You can use character ranges like 0-9 (shorthand for 0123456789) inside the brackets, in which case the character in the datum string must be lexically within the inclusive range of that pair (of course the character at the left side of hyphen must be lexically (that is, its ASCII value) less than the character at the right side).

The hyphen can be included in the character set by putting it as the first or last character. The right bracket (]) can be included by putting it as the first character in the expression, i.e. immediately after the opening bracket ([) or the caret (^) following it.

Example9.32.Examples:

[abc]          Matches any of the letters a, b and c.
[^0123456789]  Matches anything, except digits. (same as [^0-9])
[[]            Matches [
[]]            Matches ]
[][]           Matches ] and [
[^]]           Matches anything except ]
[A-Za-z0-9]    Matches all the alphanumeric characters.
[-*+/]         Matches the four basic arithmetic operators.
[-]            Matches to single hyphen.
[]-]           Matches to ] or -
[-[] or [[-]   Matches to - or [

That is, the hyphen indicates a range between characters, unless it is the first or the last character in the group expression, in which case it matches just to itself.

@ Matches the character last matched to ? or group-expression. For example ?*@ matches to all strings which begin with the same character they end. However, if there is neither ? nor [] expression at the left side of @ in the pattern, then @ matches just to itself. (e.g. *@* should match to all e-mail addresses).

Any other characters match ONLY to themselves, that is, not even to the upper- or lowercase variants of the same letter. Use expression like [Wo][Oo][Rr][Dd] if you want to find any mixed-case variant of the word "word", or use the substring search explained below.

However, if the pattern begins with an at-sign (@) then we compare the rest of pattern to string with the fuzzy matching, allowing differences of few characters in quality and quantity (length). If there is more than one @ in the beginning of pattern they are all skipped, and so many additional liberties are given for the match function. The more @-signs there are in the beginning, the more fuzzy (liberal) is the search. For example: pattern "@Johnson" will match to string "Jonsson" and pattern "@@Johnson" will match also to "Jansson".
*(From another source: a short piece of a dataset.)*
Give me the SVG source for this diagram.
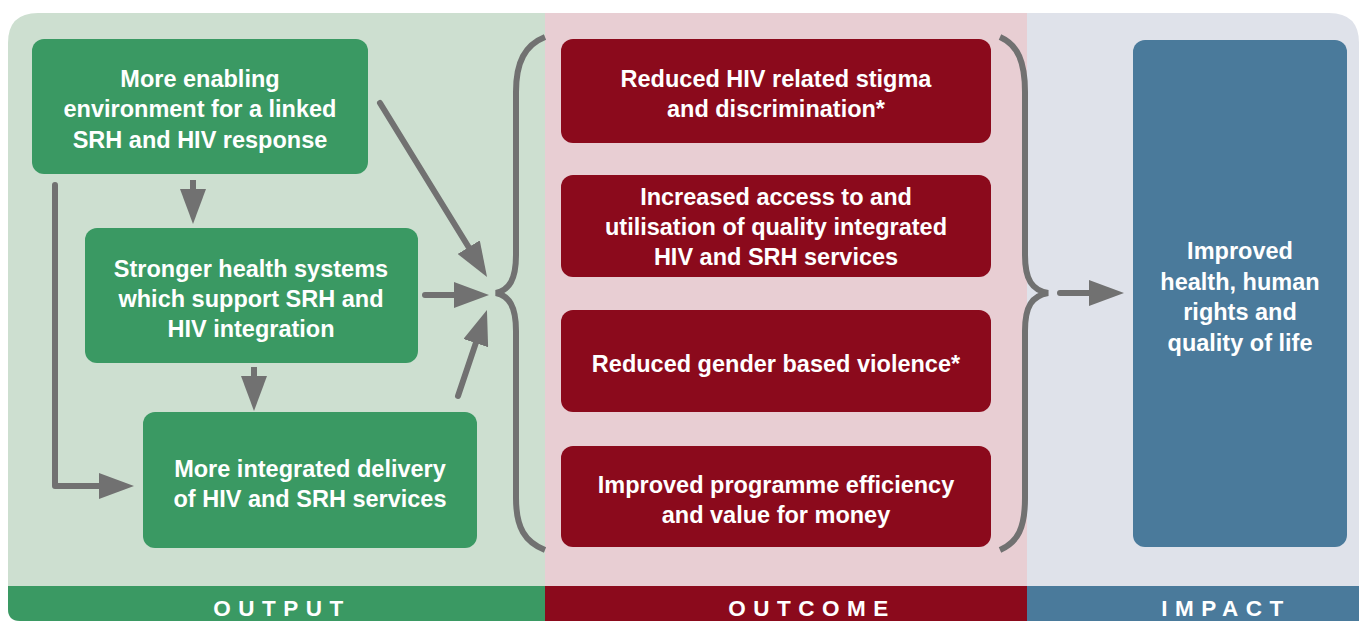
<svg xmlns="http://www.w3.org/2000/svg" width="1359" height="621" viewBox="0 0 1359 621">
<style>
.t{font-family:"Liberation Sans","DejaVu Sans",sans-serif;font-weight:bold;font-size:23.5px;fill:#ffffff;text-anchor:middle}
.lab{font-family:"Liberation Sans","DejaVu Sans",sans-serif;font-weight:bold;font-size:22.5px;fill:#ffffff;text-anchor:middle;letter-spacing:7.5px}
.g{fill:#3a9963}
.r{fill:#8b0a1c}
.b{fill:#4a7a9b}
.c{fill:none;stroke:#717171;stroke-width:6;stroke-linejoin:round}
.br{fill:none;stroke:#717171;stroke-width:6;stroke-linecap:butt}
</style>
<defs>
<clipPath id="bgclip">
<path d="M8,43 Q8,13 38,13 L1329,13 Q1359,13 1359,43 L1359,621 L20,621 Q8,621 8,609 Z"/>
</clipPath>
<marker id="ah" viewBox="0 0 35 26" refX="0" refY="13" markerWidth="35" markerHeight="26" markerUnits="userSpaceOnUse" orient="auto">
<path d="M0,0 L35,13 L0,26 Z" fill="#717171"/>
</marker>
</defs>
<g id="background" clip-path="url(#bgclip)">
<rect x="0" y="0" width="545" height="621" fill="#cddfd0"/>
<rect x="545" y="0" width="482" height="621" fill="#e8ced3"/>
<rect x="1027" y="0" width="340" height="621" fill="#dfe2ea"/>
<rect x="0" y="586" width="545" height="40" class="g"/>
<rect x="545" y="586" width="482" height="40" class="r"/>
<rect x="1027" y="586" width="340" height="40" class="b"/>
</g>
<g id="bar-labels">
<text class="lab" x="282" y="616">OUTPUT</text>
<text class="lab" x="812" y="616">OUTCOME</text>
<text class="lab" x="1226" y="616">IMPACT</text>
</g>
<g id="connectors">
<path class="c" d="M193,180 V189" marker-end="url(#ah)"/>
<path class="c" d="M254,367 V376" marker-end="url(#ah)"/>
<path class="c" d="M55,185 V486 H99" marker-end="url(#ah)" stroke-linecap="round"/>
<path class="c" d="M380,103 L468.7,247.2" marker-end="url(#ah)" stroke-linecap="round"/>
<path class="c" d="M425,295 H454" marker-end="url(#ah)" stroke-linecap="round"/>
<path class="c" d="M458,396 L475.8,343.1" marker-end="url(#ah)" stroke-linecap="round"/>
<path class="c" d="M1060,293 H1089" marker-end="url(#ah)" stroke-linecap="round"/>
<path id="brace-left" class="br" d="M545,37 C525,45 516,62 516,92 L516,255 C516,280 509,290 496,293 C509,296 516,306 516,331 L516,498 C516,528 525,542 545,550"/>
<path id="brace-right" class="br" d="M1000,37 C1018,45 1025,62 1025,92 L1025,255 C1025,280 1032,290 1048,293 C1032,296 1025,306 1025,331 L1025,498 C1025,528 1018,542 1000,550"/>
</g>
<g id="out1">
<rect class="g" x="32" y="39" width="336" height="135" rx="12"/>
<text class="t" x="200" y="87">More enabling</text>
<text class="t" x="200" y="117">environment for a linked</text>
<text class="t" x="200" y="148">SRH and HIV response</text>
</g>
<g id="out2">
<rect class="g" x="85" y="228" width="333" height="135" rx="12"/>
<text class="t" x="251" y="277">Stronger health systems</text>
<text class="t" x="251" y="307">which support SRH and</text>
<text class="t" x="251" y="337">HIV integration</text>
</g>
<g id="out3">
<rect class="g" x="143" y="412" width="334" height="136" rx="12"/>
<text class="t" x="310" y="477">More integrated delivery</text>
<text class="t" x="310" y="507">of HIV and SRH services</text>
</g>
<g id="oc1">
<rect class="r" x="561" y="39" width="430" height="104" rx="12"/>
<text class="t" x="776" y="87">Reduced HIV related stigma</text>
<text class="t" x="776" y="117">and discrimination*</text>
</g>
<g id="oc2">
<rect class="r" x="561" y="175" width="430" height="102" rx="12"/>
<text class="t" x="776" y="205">Increased access to and</text>
<text class="t" x="776" y="235">utilisation of quality integrated</text>
<text class="t" x="776" y="265">HIV and SRH services</text>
</g>
<g id="oc3">
<rect class="r" x="561" y="310" width="430" height="102" rx="12"/>
<text class="t" x="776" y="372">Reduced gender based violence*</text>
</g>
<g id="oc4">
<rect class="r" x="561" y="446" width="430" height="101" rx="12"/>
<text class="t" x="776" y="493">Improved programme efficiency</text>
<text class="t" x="776" y="523">and value for money</text>
</g>
<g id="impact">
<rect class="b" x="1133" y="40" width="214" height="507" rx="12"/>
<text class="t" x="1240" y="259">Improved</text>
<text class="t" x="1240" y="290">health, human</text>
<text class="t" x="1240" y="320">rights and</text>
<text class="t" x="1240" y="351">quality of life</text>
</g>
</svg>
If the pattern begins with two asterisks, then we do diacritic- and case insensitive substring search, trying to find the string given in the rest of pattern from the datum string.

Example9.33.Example:

"**escort" will match to "Ford Escort vm. 1975".


If there are any ISO8859.1 diacritic letters (e.g. vowels with accents or umlaut-signs, or letters like the Spanish n with ~ (tilde)) present in the datum string, then the plain unaccented (7-bit ASCII) variant of the same letter in the pattern string will match to it. But if there are any diacritic letter specified in the pattern string, then it will match only to the upper- or lowercase variant of exactly the same diacritic letter.
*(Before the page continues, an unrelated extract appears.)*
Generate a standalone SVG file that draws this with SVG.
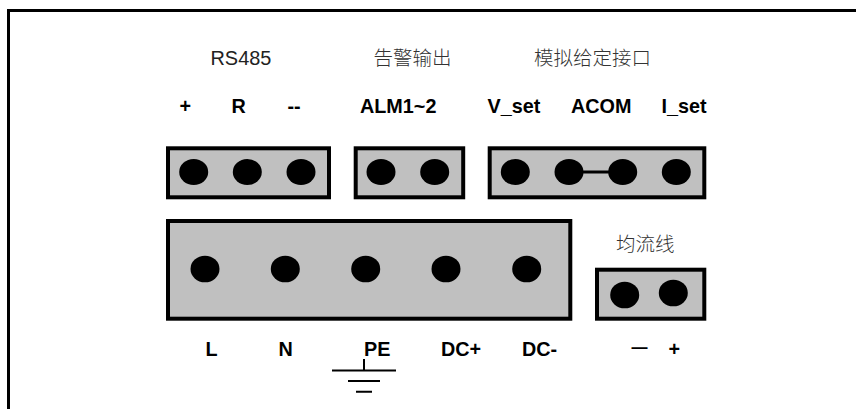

The rationale behind this is that the people entering the information to database can use the exact spelling for the word, for example writing the word "Citroen" with the umlaut-e (e with two dots above it), as it is actually written in French, and the people who search for the Citroens can still find it without need to remember the exact orthography of the French, by just giving a word "citroen". And this allows also the people who have just plain 7-bit ASCII keyboards to search for the words like Ra"a"kkyla" (place in Finland, a" means umlaut-a, i.e. a with two dots above it), just by entering the word raakkyla.

So the following holds with the substring searches:

1) Any non-alphabetic character in the pattern matches just to itself in the datum string (e.g. ? to ? and 3 to 3).
2) Any 7-bit ASCII letter (A-Z and a-z without any diacritic signs) in the pattern matches to any diacritic variant of the same letter (as well as to same 7-bit ASCII letter) in the datum string, either in the upper- or lowercase.
3) Any diacritic letter (8-bit ISO8859.1 letter) in the pattern matches only to the same letter (in the upper- or lowercase) in the datum string.
[Note] Note:

because the internal matching functions use macros which consider also the characters like: @, [, \, ], and ^ to be letters, they will match against characters `, {, |, }, and ~ respectively, which is just all right, because in some older implementations of European character sets those characters mark the uppercase and lowercase variants of certain diacritic letters.

It is generally better to match too liberally and so maybe sometimes give something entirely off the wall to the user, than to miss something important because of too strict criteria.

Of course, when searching from the data which contains text in some wide-character format (like certain coding systems for Japanese and Chinese where one character is coded with two bytes) neither fuzzy matching function nor nc_strstr function presented here should be used, as they would often match on entirely spurious cases.